WHAT YOU SHOULD DO: Give an exact copy of every line, leaving images out.

- - - - - - -

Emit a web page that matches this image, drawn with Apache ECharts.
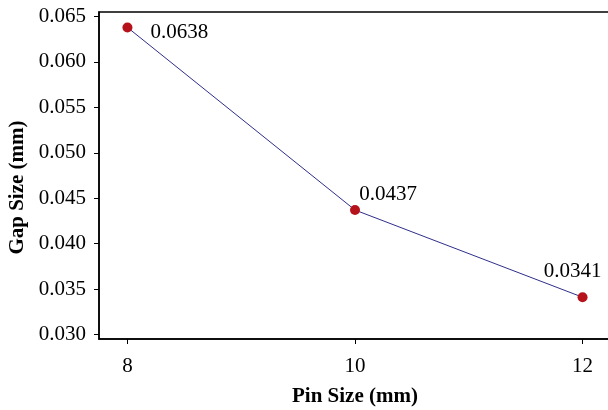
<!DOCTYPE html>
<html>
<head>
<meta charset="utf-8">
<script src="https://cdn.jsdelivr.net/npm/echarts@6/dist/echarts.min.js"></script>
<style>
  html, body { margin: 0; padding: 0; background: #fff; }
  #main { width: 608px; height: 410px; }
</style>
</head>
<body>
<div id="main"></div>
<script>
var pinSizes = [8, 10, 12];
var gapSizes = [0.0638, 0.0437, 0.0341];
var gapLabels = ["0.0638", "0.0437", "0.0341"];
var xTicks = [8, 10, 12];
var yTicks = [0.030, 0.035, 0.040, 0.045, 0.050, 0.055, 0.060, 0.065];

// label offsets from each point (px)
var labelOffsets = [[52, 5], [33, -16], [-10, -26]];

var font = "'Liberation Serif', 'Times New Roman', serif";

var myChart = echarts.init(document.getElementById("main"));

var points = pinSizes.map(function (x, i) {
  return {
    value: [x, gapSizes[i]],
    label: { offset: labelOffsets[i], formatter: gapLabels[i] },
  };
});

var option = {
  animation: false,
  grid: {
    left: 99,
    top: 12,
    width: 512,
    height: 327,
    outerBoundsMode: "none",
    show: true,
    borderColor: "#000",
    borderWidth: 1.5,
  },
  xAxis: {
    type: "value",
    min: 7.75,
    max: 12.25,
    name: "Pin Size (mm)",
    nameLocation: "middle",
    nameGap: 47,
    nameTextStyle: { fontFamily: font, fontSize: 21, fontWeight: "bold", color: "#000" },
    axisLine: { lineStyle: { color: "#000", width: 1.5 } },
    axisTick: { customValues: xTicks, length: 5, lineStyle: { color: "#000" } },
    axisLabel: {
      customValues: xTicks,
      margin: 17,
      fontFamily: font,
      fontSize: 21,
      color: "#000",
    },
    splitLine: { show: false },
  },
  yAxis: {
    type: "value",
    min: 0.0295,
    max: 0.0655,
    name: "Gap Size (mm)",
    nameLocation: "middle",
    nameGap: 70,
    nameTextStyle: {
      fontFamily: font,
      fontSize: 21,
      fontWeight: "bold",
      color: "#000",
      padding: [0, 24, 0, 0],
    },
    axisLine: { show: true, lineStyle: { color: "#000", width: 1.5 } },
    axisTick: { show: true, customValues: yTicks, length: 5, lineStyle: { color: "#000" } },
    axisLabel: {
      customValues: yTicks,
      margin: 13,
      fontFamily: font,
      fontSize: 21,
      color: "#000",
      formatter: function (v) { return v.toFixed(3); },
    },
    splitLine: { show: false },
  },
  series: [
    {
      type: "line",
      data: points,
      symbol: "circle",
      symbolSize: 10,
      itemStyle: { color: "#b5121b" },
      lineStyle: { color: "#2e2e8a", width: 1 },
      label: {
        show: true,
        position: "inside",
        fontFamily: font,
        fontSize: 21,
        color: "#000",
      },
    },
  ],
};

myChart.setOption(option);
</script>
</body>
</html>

- - - - - - -

EXPECTED OUTPUT:
Emit a web page that matches this image, drawn with Apache ECharts.
<!DOCTYPE html>
<html>
<head>
<meta charset="utf-8">
<script src="https://cdn.jsdelivr.net/npm/echarts@6/dist/echarts.min.js"></script>
<style>
  html, body { margin: 0; padding: 0; background: #fff; }
  #main { width: 608px; height: 410px; }
</style>
</head>
<body>
<div id="main"></div>
<script>
var pinSizes = [8, 10, 12];
var gapSizes = [0.0638, 0.0437, 0.0341];
var gapLabels = ["0.0638", "0.0437", "0.0341"];
var xTicks = [8, 10, 12];
var yTicks = [0.030, 0.035, 0.040, 0.045, 0.050, 0.055, 0.060, 0.065];

// label offsets from each point (px)
var labelOffsets = [[52, 5], [33, -16], [-10, -26]];

var font = "'Liberation Serif', 'Times New Roman', serif";

var myChart = echarts.init(document.getElementById("main"));

var points = pinSizes.map(function (x, i) {
  return {
    value: [x, gapSizes[i]],
    label: { offset: labelOffsets[i], formatter: gapLabels[i] },
  };
});

var option = {
  animation: false,
  grid: {
    left: 99,
    top: 12,
    width: 512,
    height: 327,
    outerBoundsMode: "none",
    show: true,
    borderColor: "#000",
    borderWidth: 1.5,
  },
  xAxis: {
    type: "value",
    min: 7.75,
    max: 12.25,
    name: "Pin Size (mm)",
    nameLocation: "middle",
    nameGap: 47,
    nameTextStyle: { fontFamily: font, fontSize: 21, fontWeight: "bold", color: "#000" },
    axisLine: { lineStyle: { color: "#000", width: 1.5 } },
    axisTick: { customValues: xTicks, length: 5, lineStyle: { color: "#000" } },
    axisLabel: {
      customValues: xTicks,
      margin: 17,
      fontFamily: font,
      fontSize: 21,
      color: "#000",
    },
    splitLine: { show: false },
  },
  yAxis: {
    type: "value",
    min: 0.0295,
    max: 0.0655,
    name: "Gap Size (mm)",
    nameLocation: "middle",
    nameGap: 70,
    nameTextStyle: {
      fontFamily: font,
      fontSize: 21,
      fontWeight: "bold",
      color: "#000",
      padding: [0, 24, 0, 0],
    },
    axisLine: { show: true, lineStyle: { color: "#000", width: 1.5 } },
    axisTick: { show: true, customValues: yTicks, length: 5, lineStyle: { color: "#000" } },
    axisLabel: {
      customValues: yTicks,
      margin: 13,
      fontFamily: font,
      fontSize: 21,
      color: "#000",
      formatter: function (v) { return v.toFixed(3); },
    },
    splitLine: { show: false },
  },
  series: [
    {
      type: "line",
      data: points,
      symbol: "circle",
      symbolSize: 10,
      itemStyle: { color: "#b5121b" },
      lineStyle: { color: "#2e2e8a", width: 1 },
      label: {
        show: true,
        position: "inside",
        fontFamily: font,
        fontSize: 21,
        color: "#000",
      },
    },
  ],
};

myChart.setOption(option);
</script>
</body>
</html>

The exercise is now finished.